▶ Data shown
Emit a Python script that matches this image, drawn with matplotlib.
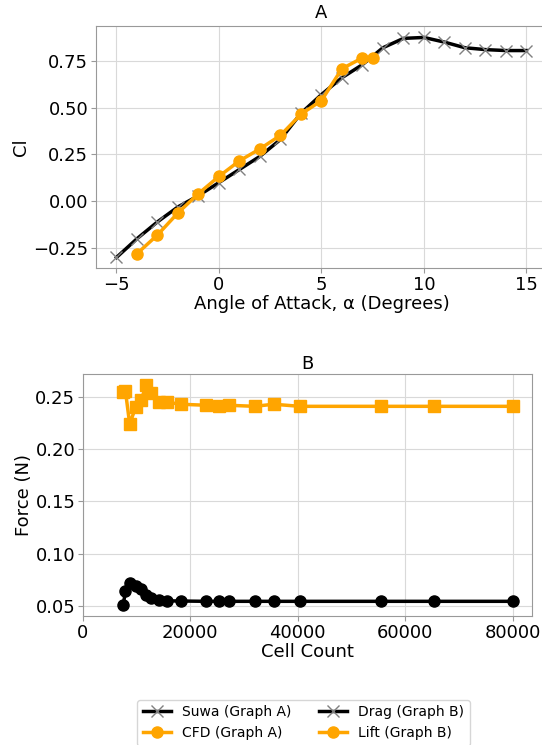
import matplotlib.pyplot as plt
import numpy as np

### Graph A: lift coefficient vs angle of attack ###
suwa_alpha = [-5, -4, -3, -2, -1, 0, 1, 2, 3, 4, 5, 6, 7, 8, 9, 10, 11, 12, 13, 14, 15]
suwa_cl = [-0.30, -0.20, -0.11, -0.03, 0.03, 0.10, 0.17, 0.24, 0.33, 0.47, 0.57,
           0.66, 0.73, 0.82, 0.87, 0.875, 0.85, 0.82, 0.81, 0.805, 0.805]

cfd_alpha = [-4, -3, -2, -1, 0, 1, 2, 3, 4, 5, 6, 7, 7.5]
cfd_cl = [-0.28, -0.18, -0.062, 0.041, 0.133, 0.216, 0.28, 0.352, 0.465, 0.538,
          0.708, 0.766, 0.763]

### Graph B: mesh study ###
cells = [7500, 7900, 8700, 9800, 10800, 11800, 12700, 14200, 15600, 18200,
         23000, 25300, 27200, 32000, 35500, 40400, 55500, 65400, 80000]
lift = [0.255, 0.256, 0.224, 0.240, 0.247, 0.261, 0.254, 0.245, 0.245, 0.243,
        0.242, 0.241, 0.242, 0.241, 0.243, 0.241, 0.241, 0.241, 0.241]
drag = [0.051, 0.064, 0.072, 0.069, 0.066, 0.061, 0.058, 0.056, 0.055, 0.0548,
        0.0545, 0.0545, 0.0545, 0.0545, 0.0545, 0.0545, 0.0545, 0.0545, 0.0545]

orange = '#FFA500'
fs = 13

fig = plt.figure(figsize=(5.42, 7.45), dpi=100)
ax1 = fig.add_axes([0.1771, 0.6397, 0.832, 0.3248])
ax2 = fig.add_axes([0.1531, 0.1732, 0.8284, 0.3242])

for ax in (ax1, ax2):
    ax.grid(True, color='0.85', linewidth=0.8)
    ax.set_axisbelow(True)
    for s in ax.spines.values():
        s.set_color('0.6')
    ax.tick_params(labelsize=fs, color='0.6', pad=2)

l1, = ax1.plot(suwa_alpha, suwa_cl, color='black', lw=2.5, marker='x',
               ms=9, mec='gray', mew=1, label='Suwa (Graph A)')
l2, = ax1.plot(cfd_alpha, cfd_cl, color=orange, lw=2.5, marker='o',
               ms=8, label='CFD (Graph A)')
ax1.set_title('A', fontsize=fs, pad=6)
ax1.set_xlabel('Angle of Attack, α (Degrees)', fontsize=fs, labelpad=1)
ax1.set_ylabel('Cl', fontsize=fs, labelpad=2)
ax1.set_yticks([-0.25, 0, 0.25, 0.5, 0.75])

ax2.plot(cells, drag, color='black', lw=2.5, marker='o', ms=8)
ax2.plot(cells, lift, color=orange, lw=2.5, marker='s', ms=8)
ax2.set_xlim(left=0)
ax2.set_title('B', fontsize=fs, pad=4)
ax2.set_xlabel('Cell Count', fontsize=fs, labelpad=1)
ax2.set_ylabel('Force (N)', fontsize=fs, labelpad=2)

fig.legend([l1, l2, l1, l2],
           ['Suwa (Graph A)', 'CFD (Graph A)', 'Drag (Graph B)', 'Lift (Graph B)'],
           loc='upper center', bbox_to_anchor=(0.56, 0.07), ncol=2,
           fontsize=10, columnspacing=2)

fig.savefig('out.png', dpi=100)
---
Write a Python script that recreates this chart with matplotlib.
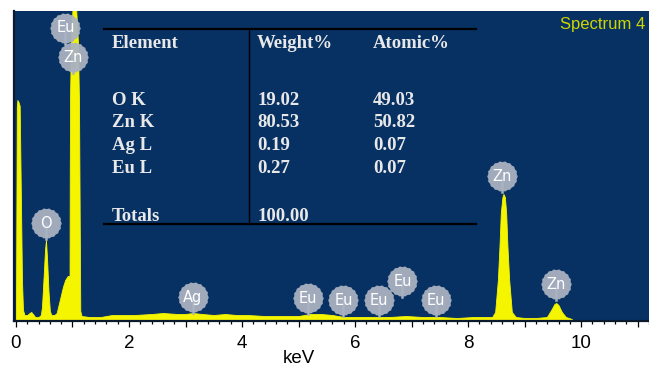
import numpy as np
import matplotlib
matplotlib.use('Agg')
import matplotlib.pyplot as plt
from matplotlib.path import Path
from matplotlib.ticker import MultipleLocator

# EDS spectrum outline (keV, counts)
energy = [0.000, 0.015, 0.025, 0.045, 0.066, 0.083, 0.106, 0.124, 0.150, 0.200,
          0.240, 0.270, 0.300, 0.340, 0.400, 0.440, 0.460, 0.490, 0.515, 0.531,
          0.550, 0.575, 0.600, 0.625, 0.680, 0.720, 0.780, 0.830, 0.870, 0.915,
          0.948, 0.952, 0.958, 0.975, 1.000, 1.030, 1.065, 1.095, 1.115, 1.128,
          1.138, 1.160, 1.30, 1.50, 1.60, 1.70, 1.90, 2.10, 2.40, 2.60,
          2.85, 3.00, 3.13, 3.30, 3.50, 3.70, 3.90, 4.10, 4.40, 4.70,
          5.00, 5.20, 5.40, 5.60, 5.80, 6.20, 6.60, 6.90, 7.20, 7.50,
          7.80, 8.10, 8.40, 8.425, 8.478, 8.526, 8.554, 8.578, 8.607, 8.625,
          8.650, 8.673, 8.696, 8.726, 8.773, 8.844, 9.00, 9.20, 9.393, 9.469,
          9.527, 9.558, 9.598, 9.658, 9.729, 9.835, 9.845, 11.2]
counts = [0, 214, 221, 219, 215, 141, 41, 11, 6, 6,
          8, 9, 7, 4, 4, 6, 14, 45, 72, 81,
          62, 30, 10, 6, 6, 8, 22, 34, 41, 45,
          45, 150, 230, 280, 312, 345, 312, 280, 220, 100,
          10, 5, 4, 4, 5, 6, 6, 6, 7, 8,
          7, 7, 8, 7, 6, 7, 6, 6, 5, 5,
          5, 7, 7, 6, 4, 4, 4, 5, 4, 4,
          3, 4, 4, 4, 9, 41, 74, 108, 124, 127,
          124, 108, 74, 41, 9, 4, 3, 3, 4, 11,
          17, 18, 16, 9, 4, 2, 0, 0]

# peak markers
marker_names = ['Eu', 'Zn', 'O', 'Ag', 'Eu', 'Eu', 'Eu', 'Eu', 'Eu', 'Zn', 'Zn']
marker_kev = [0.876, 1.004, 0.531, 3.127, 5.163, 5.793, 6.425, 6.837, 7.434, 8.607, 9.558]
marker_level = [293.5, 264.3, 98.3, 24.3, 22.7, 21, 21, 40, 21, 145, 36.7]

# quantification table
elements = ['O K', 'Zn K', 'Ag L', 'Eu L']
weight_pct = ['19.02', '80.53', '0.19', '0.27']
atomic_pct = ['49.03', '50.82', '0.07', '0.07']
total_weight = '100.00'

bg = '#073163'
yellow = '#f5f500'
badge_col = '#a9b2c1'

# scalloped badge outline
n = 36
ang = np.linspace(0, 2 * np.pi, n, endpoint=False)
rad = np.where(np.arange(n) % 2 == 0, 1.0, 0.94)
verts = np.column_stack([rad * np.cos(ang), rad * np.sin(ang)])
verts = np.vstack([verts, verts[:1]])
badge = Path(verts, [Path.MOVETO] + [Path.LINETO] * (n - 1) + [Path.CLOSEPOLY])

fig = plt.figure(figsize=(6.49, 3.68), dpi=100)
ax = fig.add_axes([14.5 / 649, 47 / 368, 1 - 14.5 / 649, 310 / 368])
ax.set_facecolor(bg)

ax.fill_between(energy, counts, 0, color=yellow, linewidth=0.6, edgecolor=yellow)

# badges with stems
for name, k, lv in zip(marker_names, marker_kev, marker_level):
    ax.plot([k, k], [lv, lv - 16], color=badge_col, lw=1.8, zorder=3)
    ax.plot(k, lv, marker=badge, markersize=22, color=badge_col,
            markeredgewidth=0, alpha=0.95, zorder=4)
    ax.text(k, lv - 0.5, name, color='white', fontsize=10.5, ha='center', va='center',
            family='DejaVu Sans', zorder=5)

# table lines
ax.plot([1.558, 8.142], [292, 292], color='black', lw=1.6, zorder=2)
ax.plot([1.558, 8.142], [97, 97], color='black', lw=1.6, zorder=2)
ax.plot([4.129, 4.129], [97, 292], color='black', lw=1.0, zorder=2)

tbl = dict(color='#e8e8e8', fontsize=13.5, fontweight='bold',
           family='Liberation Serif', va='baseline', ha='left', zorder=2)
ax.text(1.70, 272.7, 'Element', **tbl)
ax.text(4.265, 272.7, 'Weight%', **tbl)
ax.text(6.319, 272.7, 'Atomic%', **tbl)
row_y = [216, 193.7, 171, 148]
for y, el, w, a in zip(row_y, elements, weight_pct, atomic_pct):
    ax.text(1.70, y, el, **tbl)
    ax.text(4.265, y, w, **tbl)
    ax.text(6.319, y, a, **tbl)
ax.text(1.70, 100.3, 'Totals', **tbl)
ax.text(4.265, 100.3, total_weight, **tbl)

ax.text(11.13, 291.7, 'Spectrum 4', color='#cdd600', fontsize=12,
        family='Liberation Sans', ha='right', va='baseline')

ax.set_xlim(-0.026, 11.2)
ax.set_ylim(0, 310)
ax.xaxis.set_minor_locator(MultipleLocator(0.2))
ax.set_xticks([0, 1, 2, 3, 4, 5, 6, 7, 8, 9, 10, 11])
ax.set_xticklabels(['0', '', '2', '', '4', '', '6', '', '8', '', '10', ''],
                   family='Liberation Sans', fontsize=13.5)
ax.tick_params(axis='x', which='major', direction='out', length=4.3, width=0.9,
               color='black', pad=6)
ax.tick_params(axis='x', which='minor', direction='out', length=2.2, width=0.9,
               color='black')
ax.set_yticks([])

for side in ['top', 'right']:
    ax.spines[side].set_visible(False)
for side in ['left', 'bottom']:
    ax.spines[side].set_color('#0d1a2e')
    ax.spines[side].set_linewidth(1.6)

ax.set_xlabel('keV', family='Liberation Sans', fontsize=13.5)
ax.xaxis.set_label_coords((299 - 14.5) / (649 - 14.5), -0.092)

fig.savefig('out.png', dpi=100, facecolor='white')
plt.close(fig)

▶ Given instruction
Retype the lines above exactly as they appear, from the line containing "Emit a Python" through the line containing "ax.tick_params(labelsize=fs, color='0.6', pad=2)", and leave out any pictures.

▶ Written answer
Emit a Python script that matches this image, drawn with matplotlib.
import matplotlib.pyplot as plt
import numpy as np

### Graph A: lift coefficient vs angle of attack ###
suwa_alpha = [-5, -4, -3, -2, -1, 0, 1, 2, 3, 4, 5, 6, 7, 8, 9, 10, 11, 12, 13, 14, 15]
suwa_cl = [-0.30, -0.20, -0.11, -0.03, 0.03, 0.10, 0.17, 0.24, 0.33, 0.47, 0.57,
           0.66, 0.73, 0.82, 0.87, 0.875, 0.85, 0.82, 0.81, 0.805, 0.805]

cfd_alpha = [-4, -3, -2, -1, 0, 1, 2, 3, 4, 5, 6, 7, 7.5]
cfd_cl = [-0.28, -0.18, -0.062, 0.041, 0.133, 0.216, 0.28, 0.352, 0.465, 0.538,
          0.708, 0.766, 0.763]

### Graph B: mesh study ###
cells = [7500, 7900, 8700, 9800, 10800, 11800, 12700, 14200, 15600, 18200,
         23000, 25300, 27200, 32000, 35500, 40400, 55500, 65400, 80000]
lift = [0.255, 0.256, 0.224, 0.240, 0.247, 0.261, 0.254, 0.245, 0.245, 0.243,
        0.242, 0.241, 0.242, 0.241, 0.243, 0.241, 0.241, 0.241, 0.241]
drag = [0.051, 0.064, 0.072, 0.069, 0.066, 0.061, 0.058, 0.056, 0.055, 0.0548,
        0.0545, 0.0545, 0.0545, 0.0545, 0.0545, 0.0545, 0.0545, 0.0545, 0.0545]

orange = '#FFA500'
fs = 13

fig = plt.figure(figsize=(5.42, 7.45), dpi=100)
ax1 = fig.add_axes([0.1771, 0.6397, 0.832, 0.3248])
ax2 = fig.add_axes([0.1531, 0.1732, 0.8284, 0.3242])

for ax in (ax1, ax2):
    ax.grid(True, color='0.85', linewidth=0.8)
    ax.set_axisbelow(True)
    for s in ax.spines.values():
        s.set_color('0.6')
    ax.tick_params(labelsize=fs, color='0.6', pad=2)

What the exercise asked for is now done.